__TASK GOAL__. Gather every line that includes the word "this", please.
[begin RECORDED INFORMATION]
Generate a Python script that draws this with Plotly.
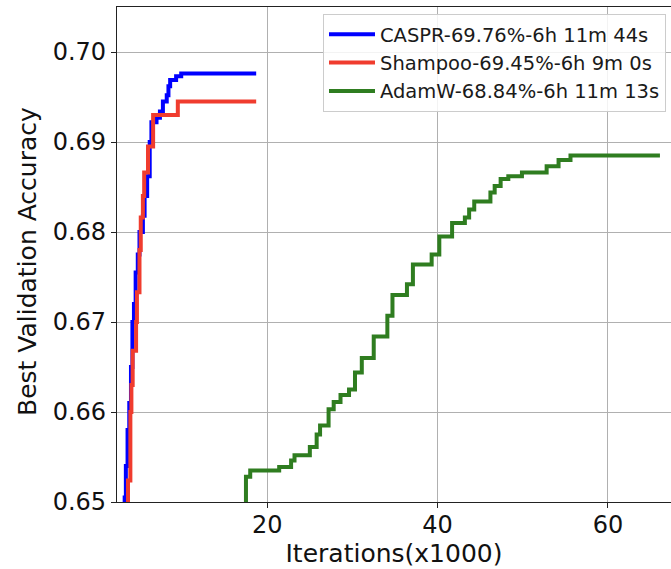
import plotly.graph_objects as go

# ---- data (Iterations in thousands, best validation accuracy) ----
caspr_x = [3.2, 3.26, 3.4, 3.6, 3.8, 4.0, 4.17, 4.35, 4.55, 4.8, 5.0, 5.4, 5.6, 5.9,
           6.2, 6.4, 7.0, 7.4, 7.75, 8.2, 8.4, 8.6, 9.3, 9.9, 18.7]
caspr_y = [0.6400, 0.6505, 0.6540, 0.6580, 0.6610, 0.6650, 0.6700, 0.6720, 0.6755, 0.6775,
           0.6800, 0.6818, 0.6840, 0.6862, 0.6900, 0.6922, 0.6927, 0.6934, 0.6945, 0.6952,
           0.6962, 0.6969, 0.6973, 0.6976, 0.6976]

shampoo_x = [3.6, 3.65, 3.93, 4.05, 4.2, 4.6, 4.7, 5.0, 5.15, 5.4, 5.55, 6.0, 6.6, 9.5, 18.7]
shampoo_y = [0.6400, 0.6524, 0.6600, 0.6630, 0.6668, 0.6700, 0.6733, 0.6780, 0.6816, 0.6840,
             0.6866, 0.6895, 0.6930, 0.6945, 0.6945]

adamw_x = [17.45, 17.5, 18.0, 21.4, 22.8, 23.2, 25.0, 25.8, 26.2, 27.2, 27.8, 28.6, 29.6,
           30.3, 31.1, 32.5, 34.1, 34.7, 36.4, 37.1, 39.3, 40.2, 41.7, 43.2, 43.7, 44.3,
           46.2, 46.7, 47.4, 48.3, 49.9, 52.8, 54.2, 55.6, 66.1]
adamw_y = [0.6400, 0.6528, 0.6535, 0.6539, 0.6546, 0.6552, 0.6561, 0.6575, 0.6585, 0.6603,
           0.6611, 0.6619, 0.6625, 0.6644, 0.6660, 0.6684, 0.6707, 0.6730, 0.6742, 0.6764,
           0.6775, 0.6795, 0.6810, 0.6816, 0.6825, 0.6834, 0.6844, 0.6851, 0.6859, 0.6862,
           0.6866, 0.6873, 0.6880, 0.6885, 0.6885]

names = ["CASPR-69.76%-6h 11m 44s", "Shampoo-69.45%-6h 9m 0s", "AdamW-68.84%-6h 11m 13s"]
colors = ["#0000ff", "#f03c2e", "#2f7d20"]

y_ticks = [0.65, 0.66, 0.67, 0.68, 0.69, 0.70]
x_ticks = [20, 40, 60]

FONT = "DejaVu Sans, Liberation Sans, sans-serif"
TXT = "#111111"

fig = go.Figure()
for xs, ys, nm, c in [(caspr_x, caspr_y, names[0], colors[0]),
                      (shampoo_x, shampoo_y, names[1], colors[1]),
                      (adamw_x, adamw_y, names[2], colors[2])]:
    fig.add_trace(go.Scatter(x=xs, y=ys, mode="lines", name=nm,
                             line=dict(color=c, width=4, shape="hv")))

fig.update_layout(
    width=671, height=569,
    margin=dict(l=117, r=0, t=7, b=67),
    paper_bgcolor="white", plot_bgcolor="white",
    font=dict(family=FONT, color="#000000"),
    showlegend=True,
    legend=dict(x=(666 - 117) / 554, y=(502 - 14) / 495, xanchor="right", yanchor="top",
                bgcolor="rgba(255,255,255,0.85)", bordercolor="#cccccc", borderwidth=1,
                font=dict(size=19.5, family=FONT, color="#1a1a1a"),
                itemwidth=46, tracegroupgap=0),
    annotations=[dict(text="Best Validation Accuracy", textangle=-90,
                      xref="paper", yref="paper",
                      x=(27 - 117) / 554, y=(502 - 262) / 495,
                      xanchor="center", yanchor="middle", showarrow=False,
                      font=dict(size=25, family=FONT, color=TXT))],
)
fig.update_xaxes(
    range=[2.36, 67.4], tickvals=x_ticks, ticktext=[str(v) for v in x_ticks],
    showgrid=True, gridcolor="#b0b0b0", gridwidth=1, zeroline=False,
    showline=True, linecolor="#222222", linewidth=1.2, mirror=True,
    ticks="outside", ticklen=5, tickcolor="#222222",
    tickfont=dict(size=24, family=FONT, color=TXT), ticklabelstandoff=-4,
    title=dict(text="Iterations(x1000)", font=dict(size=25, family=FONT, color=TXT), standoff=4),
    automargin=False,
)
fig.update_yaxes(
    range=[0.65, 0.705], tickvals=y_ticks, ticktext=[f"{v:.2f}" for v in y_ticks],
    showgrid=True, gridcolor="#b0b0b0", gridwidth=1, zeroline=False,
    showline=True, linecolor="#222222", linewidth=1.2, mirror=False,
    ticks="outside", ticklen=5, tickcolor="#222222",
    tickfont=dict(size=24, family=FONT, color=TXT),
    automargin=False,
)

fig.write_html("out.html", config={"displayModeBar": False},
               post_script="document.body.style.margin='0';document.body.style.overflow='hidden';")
[end RECORDED INFORMATION]
[begin RECORDED INFORMATION]
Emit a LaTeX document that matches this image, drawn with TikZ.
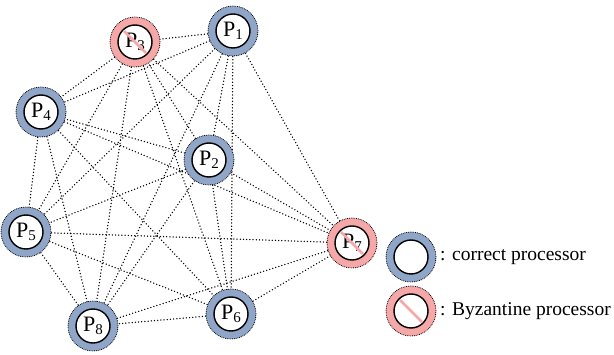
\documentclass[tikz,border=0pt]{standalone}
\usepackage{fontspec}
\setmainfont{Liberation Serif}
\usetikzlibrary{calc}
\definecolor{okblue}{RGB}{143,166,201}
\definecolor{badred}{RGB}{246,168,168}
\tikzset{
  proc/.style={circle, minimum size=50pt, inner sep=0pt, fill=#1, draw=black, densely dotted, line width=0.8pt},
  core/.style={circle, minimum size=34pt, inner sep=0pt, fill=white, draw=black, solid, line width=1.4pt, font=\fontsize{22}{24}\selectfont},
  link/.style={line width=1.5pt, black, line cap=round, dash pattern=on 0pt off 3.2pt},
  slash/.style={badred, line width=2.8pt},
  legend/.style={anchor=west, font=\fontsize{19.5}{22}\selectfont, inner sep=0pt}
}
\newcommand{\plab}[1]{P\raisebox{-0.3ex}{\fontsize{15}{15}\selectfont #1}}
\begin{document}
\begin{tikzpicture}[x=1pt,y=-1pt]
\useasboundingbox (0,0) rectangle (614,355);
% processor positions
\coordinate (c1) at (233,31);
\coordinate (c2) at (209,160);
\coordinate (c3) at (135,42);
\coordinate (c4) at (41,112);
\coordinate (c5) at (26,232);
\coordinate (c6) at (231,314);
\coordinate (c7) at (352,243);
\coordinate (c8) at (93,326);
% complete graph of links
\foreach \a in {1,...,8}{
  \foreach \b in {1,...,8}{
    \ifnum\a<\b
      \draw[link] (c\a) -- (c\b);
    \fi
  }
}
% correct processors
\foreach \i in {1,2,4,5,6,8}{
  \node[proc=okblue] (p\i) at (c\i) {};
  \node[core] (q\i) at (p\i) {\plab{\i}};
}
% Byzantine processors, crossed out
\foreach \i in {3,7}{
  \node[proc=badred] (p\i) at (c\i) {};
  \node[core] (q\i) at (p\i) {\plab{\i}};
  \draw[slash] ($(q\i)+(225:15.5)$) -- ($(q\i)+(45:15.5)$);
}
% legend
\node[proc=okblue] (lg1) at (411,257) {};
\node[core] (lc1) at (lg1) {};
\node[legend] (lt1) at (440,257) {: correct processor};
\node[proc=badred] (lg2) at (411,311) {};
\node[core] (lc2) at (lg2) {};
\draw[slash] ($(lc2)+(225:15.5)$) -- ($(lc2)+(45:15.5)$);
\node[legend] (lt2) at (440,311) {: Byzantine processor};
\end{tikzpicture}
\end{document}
[end RECORDED INFORMATION]
[begin RECORDED INFORMATION]
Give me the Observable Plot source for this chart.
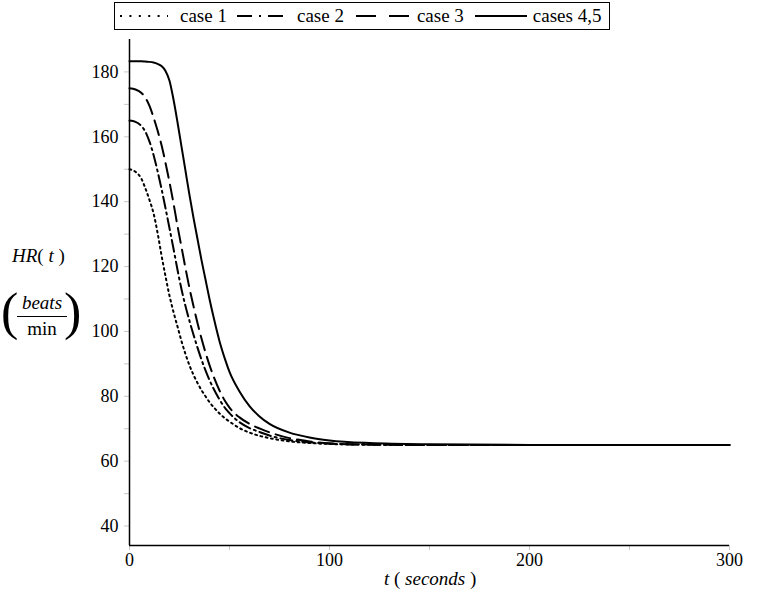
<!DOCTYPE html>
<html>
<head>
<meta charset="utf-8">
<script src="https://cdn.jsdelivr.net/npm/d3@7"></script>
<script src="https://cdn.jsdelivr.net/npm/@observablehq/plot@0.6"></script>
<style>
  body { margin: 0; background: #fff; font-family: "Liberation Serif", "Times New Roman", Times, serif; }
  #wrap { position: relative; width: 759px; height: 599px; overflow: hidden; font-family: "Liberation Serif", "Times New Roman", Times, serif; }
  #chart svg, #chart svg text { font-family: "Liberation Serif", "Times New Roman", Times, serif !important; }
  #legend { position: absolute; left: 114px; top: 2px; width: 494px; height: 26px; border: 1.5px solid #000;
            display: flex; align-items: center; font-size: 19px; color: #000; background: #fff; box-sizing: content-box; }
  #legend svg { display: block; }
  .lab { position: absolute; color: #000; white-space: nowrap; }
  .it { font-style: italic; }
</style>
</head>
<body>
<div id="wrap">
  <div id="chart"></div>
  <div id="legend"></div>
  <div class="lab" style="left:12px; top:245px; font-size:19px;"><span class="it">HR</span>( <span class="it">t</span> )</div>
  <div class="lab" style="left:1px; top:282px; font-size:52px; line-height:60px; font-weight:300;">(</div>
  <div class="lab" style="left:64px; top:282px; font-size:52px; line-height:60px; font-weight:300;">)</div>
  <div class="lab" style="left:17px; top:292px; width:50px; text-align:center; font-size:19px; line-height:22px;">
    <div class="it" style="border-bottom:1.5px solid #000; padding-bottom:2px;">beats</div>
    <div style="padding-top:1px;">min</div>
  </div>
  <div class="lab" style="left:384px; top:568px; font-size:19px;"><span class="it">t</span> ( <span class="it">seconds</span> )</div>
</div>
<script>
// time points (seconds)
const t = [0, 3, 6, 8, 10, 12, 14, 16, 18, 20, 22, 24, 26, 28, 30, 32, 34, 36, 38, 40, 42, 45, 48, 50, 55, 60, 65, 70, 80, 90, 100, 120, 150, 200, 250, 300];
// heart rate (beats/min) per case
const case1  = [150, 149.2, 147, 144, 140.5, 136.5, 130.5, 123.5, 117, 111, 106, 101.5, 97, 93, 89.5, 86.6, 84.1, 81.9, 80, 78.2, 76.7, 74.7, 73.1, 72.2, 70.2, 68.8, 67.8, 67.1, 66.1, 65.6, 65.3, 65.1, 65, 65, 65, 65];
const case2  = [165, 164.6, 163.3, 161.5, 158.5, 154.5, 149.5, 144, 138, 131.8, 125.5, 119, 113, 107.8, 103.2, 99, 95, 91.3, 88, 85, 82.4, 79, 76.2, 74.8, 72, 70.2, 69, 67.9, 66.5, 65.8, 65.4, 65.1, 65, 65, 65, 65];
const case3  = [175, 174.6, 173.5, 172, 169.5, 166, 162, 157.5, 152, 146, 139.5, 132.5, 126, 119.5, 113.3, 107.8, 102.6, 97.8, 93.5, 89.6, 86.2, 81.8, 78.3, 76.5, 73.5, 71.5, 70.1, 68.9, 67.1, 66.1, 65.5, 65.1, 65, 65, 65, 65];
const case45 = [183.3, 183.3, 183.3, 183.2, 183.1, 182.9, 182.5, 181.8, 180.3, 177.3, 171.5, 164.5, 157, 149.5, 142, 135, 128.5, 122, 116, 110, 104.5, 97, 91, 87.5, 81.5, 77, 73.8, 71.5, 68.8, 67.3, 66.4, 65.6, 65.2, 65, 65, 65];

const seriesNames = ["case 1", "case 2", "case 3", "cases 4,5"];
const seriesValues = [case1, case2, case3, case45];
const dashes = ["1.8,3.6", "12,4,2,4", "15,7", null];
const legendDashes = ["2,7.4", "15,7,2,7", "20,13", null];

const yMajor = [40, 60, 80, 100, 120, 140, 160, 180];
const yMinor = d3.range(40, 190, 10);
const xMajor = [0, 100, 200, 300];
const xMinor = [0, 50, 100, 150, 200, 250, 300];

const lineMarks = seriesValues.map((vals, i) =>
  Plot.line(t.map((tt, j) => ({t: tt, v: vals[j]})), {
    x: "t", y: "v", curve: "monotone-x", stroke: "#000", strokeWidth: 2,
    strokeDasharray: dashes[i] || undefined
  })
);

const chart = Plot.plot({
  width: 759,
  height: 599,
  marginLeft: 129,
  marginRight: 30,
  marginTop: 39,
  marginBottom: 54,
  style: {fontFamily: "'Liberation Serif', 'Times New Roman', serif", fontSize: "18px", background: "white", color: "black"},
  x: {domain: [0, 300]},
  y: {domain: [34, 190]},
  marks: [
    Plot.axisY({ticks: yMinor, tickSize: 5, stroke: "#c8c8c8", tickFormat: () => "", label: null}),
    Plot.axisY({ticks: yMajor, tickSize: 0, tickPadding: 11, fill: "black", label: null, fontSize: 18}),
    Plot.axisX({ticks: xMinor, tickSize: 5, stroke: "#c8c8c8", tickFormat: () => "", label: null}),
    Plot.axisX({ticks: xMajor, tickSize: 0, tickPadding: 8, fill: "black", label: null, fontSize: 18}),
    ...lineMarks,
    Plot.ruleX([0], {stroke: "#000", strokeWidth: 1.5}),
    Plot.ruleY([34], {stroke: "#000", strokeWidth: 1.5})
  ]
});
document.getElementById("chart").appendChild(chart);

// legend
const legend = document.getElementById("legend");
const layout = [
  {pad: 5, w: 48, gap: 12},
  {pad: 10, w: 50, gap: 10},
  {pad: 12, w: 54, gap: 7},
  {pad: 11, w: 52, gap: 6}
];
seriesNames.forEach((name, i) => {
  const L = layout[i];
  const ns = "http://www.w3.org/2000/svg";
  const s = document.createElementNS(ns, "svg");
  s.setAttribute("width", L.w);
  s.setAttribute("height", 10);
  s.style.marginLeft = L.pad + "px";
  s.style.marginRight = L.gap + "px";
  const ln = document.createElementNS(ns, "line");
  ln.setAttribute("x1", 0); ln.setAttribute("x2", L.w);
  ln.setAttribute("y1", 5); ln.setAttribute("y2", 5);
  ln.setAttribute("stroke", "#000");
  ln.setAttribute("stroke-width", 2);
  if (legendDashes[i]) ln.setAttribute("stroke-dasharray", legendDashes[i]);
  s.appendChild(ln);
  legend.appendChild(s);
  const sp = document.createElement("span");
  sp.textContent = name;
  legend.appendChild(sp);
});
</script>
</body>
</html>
[end RECORDED INFORMATION]
__EXERCISE ANSWER__.
Generate a Python script that draws this with Plotly.
Emit a LaTeX document that matches this image, drawn with TikZ.
Give me the Observable Plot source for this chart.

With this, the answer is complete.